How to Transcribe Singing from Voice Memos

Every songwriter knows the drill: you capture a melody at 2am, try to transcribe it later, and your phone's AI turns your vocals into incomprehensible gibberish. Here's why that happens and how to actually get your lyrics written down.

Why Standard Transcription Fails on Singing

This isn't just your imagination — there's actual science behind why Apple's transcription, Google's Speech-to-Text, and even Whisper often produce garbage when you try to transcribe singing. These systems were trained on speech, and singing is fundamentally different.

The vowel-to-consonant ratio problem. When you speak, vowels and consonants have roughly a 5:1 ratio in terms of duration. When you sing, this explodes to 200:1 or more. A singer holds vowels to create melody while consonants stay brief. Speech AI isn't designed to handle this — when it sees a vowel held for 2 seconds, it thinks something's wrong.

Researchers at Google Brain found that standard ASR (Automatic Speech Recognition) systems achieve 80-95% accuracy on spoken word, but drop to 20-30% on singing. The acoustic characteristics are just too different.
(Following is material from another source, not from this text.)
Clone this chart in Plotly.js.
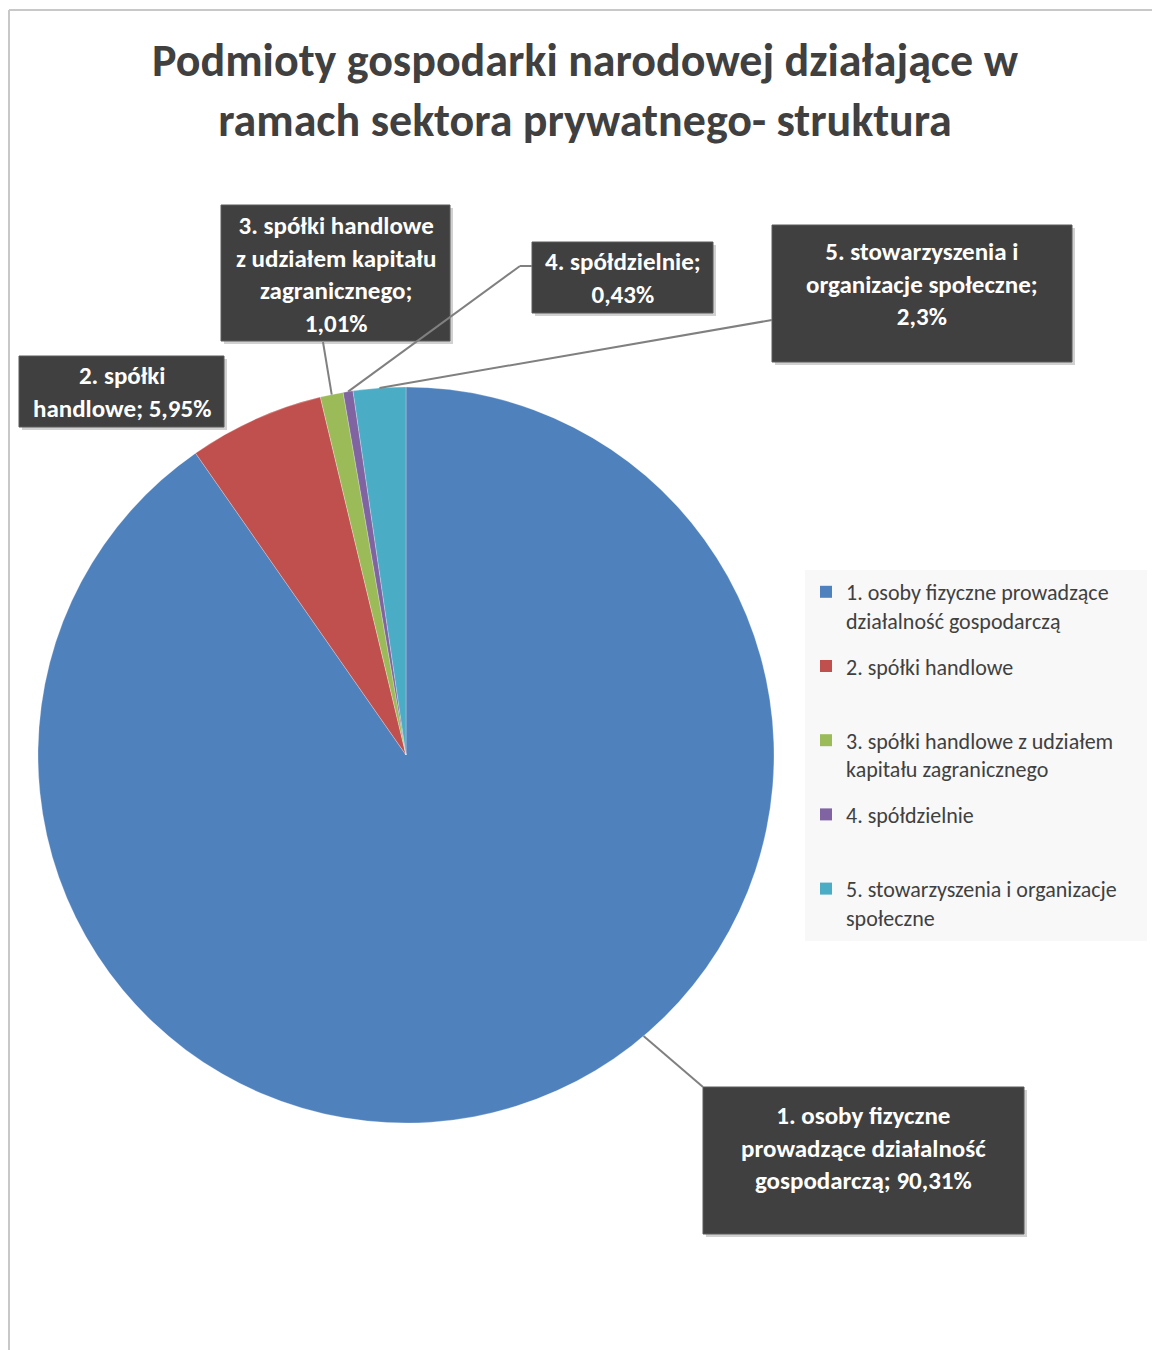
<!DOCTYPE html>
<html>
<head>
<meta charset="utf-8">
<script src="https://cdn.plot.ly/plotly-3.0.1.min.js"></script>
<style>html,body{margin:0;padding:0;background:#fff;}#chart{width:1152px;height:1350px;}</style>
</head>
<body>
<div id="chart"></div>
<script>
// ---- data ----
const categories = [
  "1. osoby fizyczne prowadzące działalność gospodarczą",
  "2. spółki handlowe",
  "3. spółki handlowe z udziałem kapitału zagranicznego",
  "4. spółdzielnie",
  "5. stowarzyszenia i organizacje społeczne"
];
const legendLabels = [
  "1. osoby fizyczne prowadzące<br>działalność gospodarczą",
  "2. spółki handlowe<br> ",
  "3. spółki handlowe z udziałem<br>kapitału zagranicznego",
  "4. spółdzielnie<br> ",
  "5. stowarzyszenia i organizacje<br>społeczne"
];
const values = [90.31, 5.95, 1.01, 0.43, 2.3];
const valueLabels = ["90,31%", "5,95%", "1,01%", "0,43%", "2,3%"];
const boxTexts = [
  "1. osoby fizyczne<br>prowadzące działalność<br>gospodarczą; " + valueLabels[0],
  "2. spółki<br>handlowe; " + valueLabels[1],
  "3. spółki handlowe<br>z udziałem kapitału<br>zagranicznego;<br>" + valueLabels[2],
  "4. spółdzielnie;<br>" + valueLabels[3],
  "5. stowarzyszenia i<br>organizacje społeczne;<br>" + valueLabels[4]
];
const colors = ["#4F81BD", "#C0504D", "#9BBB59", "#8064A2", "#4BACC6"];

// ---- layout constants ----
const W = 1152, H = 1350;
const CX = 406, CY = 755, R = 368;
const FONT = "Carlito, 'Liberation Sans Narrow', 'Open Sans', sans-serif";
const px = x => x / W;
const py = y => 1 - y / H;

// label boxes [x0, y0, x1, y1] in pixels, and vertical centre of their text
const boxes = [
  [703, 1087, 1024, 1234],
  [19, 356, 224, 427],
  [221, 205, 450, 341],
  [532, 242, 713, 313],
  [772, 225, 1072, 362]
];
const textCenterY = [1148, 392, 274, 278, 284];
// where the leader line leaves the box (pixels), null = no leader
const leaderStart = [[703, 1087], null, [323, 342], [[520, 266], [532, 266]], [772, 320]];
const leaderFrac = [0.43, 0.5, 0.5, 0.5, 0.5];

// point on the pie edge computed from the data (clockwise from 12 o'clock)
const total = values.reduce((a, b) => a + b, 0);
function edgePoint(i, frac) {
  let cum = 0;
  for (let k = 0; k < i; k++) cum += values[k];
  const ang = (cum + values[i] * frac) / total * 2 * Math.PI;
  return [CX + R * Math.sin(ang), CY - R * Math.cos(ang)];
}

const shapes = [
  // outer frame
  {type: "line", xref: "paper", yref: "paper", x0: px(9), x1: 1, y0: py(10), y1: py(10), line: {color: "#C8C8C8", width: 2}},
  {type: "line", xref: "paper", yref: "paper", x0: px(9), x1: px(9), y0: py(10), y1: 0, line: {color: "#C8C8C8", width: 2}},
  // legend panel
  {type: "rect", xref: "paper", yref: "paper", layer: "below", x0: px(805), x1: px(1147), y0: py(941), y1: py(570), fillcolor: "#F8F8F8", line: {width: 0}}
];
const annotations = [];

boxes.forEach((b, i) => {
  shapes.push({type: "rect", xref: "paper", yref: "paper", layer: "above",
    x0: px(b[0] + 3), x1: px(b[2] + 3), y0: py(b[3] + 3), y1: py(b[1] + 3),
    fillcolor: "rgba(0,0,0,0.18)", line: {width: 0}});
  shapes.push({type: "rect", xref: "paper", yref: "paper", layer: "above",
    x0: px(b[0]), x1: px(b[2]), y0: py(b[3]), y1: py(b[1]),
    fillcolor: "#404040", line: {color: "#5a5a5a", width: 1}});
  annotations.push({
    xref: "paper", yref: "paper",
    x: px((b[0] + b[2]) / 2), y: py(textCenterY[i]),
    xanchor: "center", yanchor: "middle",
    text: "<b>" + boxTexts[i] + "</b>", showarrow: false, align: "center",
    font: {family: FONT, size: 25, color: "#FFFFFF"}
  });
  const ls = leaderStart[i];
  if (ls) {
    const tip = edgePoint(i, leaderFrac[i]);
    let start = ls;
    if (Array.isArray(ls[0])) {
      shapes.push({type: "line", xref: "paper", yref: "paper", x0: px(ls[0][0]), y0: py(ls[0][1]), x1: px(ls[1][0]), y1: py(ls[1][1]), line: {color: "#808080", width: 2}});
      start = ls[0];
    }
    shapes.push({type: "line", xref: "paper", yref: "paper", layer: "above",
      x0: px(start[0]), y0: py(start[1]), x1: px(tip[0]), y1: py(tip[1]),
      line: {color: "#808080", width: 2}});
  }
});

const pie = {
  type: "pie",
  labels: categories,
  values: values,
  sort: false,
  direction: "clockwise",
  rotation: 0,
  textinfo: "none",
  hoverinfo: "none",
  showlegend: false,
  marker: {colors: colors, line: {color: "rgba(255,255,255,0.5)", width: 0.5}},
  domain: {x: [px(CX - R), px(CX + R)], y: [py(CY + R), py(CY - R)]}
};

// legend entries (one per category, no data drawn)
const legendTraces = categories.map((c, i) => ({
  type: "scatter", mode: "markers", x: [null], y: [null],
  name: legendLabels[i], legendgroup: "g" + i, showlegend: true,
  marker: {symbol: "square", size: 12, color: colors[i]},
  hoverinfo: "skip"
}));

const layout = {
  width: W, height: H,
  margin: {l: 0, r: 0, t: 0, b: 0},
  paper_bgcolor: "#FFFFFF",
  plot_bgcolor: "rgba(0,0,0,0)",
  xaxis: {visible: false},
  yaxis: {visible: false},
  title: {
    text: "<b>Podmioty gospodarki narodowej działające w<br>ramach sektora prywatnego- struktura</b>",
    font: {family: FONT, size: 46, color: "#404040"},
    x: px(585), xanchor: "center", xref: "paper",
    y: py(76), yanchor: "middle", yref: "container"
  },
  showlegend: true,
  legend: {
    x: px(806), y: py(571), xanchor: "left", yanchor: "top",
    bgcolor: "rgba(0,0,0,0)", borderwidth: 0,
    font: {family: FONT, size: 22, color: "#404040"},
    valign: "top", itemwidth: 30, traceorder: "grouped", tracegroupgap: 14
  },
  shapes: shapes,
  annotations: annotations
};

Plotly.newPlot("chart", [pie].concat(legendTraces), layout, {displayModeBar: false, staticPlot: true});
</script>
</body>
</html>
Vibrato, pitch variation, stretched phonemes — all of these confuse speech-trained models.

What happens in practice: You sing "I can feel it in my bones tonight" and iPhone transcribes "I can feel it in my bows." The held vowel in "bones" gets interpreted as a separate sound. "Tonight" often disappears entirely because the AI doesn't expect melodic phrasing at the end of sentences.

The problem compounds with improvised singing — the kind you're most likely doing in voice memos. When you're freestyling melodies and lyrics, you're not speaking clearly. You're experimenting with sounds, mumbling placeholder syllables, holding notes, humming sections. Standard speech AI has no framework for any of this.

The Songwriter's Voice Memo Problem

Ask any songwriter and they'll tell you about the graveyard of voice memos on their phone — recordings they meant to transcribe but never did. The problem isn't laziness; it's friction. Every voice memo requires:

  1. Listening multiple times — You can't just play it once. You're stopping, rewinding, trying to catch that one phrase you mumbled.
  2. Manual typing — Character by character, word by word. Autocorrect fights you because you're typing lyrics, not normal sentences.
  3. Deciphering your own sounds — Was that "heart" or "hard"? Did you say an actual word there or was it a placeholder? Half-asleep you didn't leave notes.
  4. Context switching — By the time you're done transcribing, you've lost the creative headspace. The momentum is gone.

In communities like r/Songwriting and r/WeAreTheMusicMakers, this is a constant topic. One user described their workflow: "I have 847 voice memos. Maybe 30 have been transcribed. The rest are just... vibes trapped in audio jail."

The tragedy is that voice memos often contain your most unfiltered creative work. They're the ideas that came before self-editing, before overthinking. Losing them to the friction of transcription means losing raw creative material that might never come back.

Music-Trained AI: What's Different

The solution is deceptively simple: use AI trained on singing instead of AI trained on speech. LyricTime uses models specifically designed for music, which means they expect the acoustic characteristics that confuse speech AI.

  • Understands held notes. When you hold "loooove" for 3 seconds, music-trained AI knows that's one word, not a malfunction. It transcribes "love" with the appropriate timing.
  • Handles vibrato and pitch variation. Singers don't speak in monotone. Pitch moves constantly. Music AI is trained on this variation and doesn't interpret it as noise.
  • Expects musical phrasing. Song lyrics don't follow grammatical sentence structure. Music AI doesn't penalize unusual phrasings or try to "correct" artistic choices.
  • Generates accurate timestamps. Because it understands song structure, the timing actually makes sense. Each line appears when you sang it, not when speech AI thought a sentence should end.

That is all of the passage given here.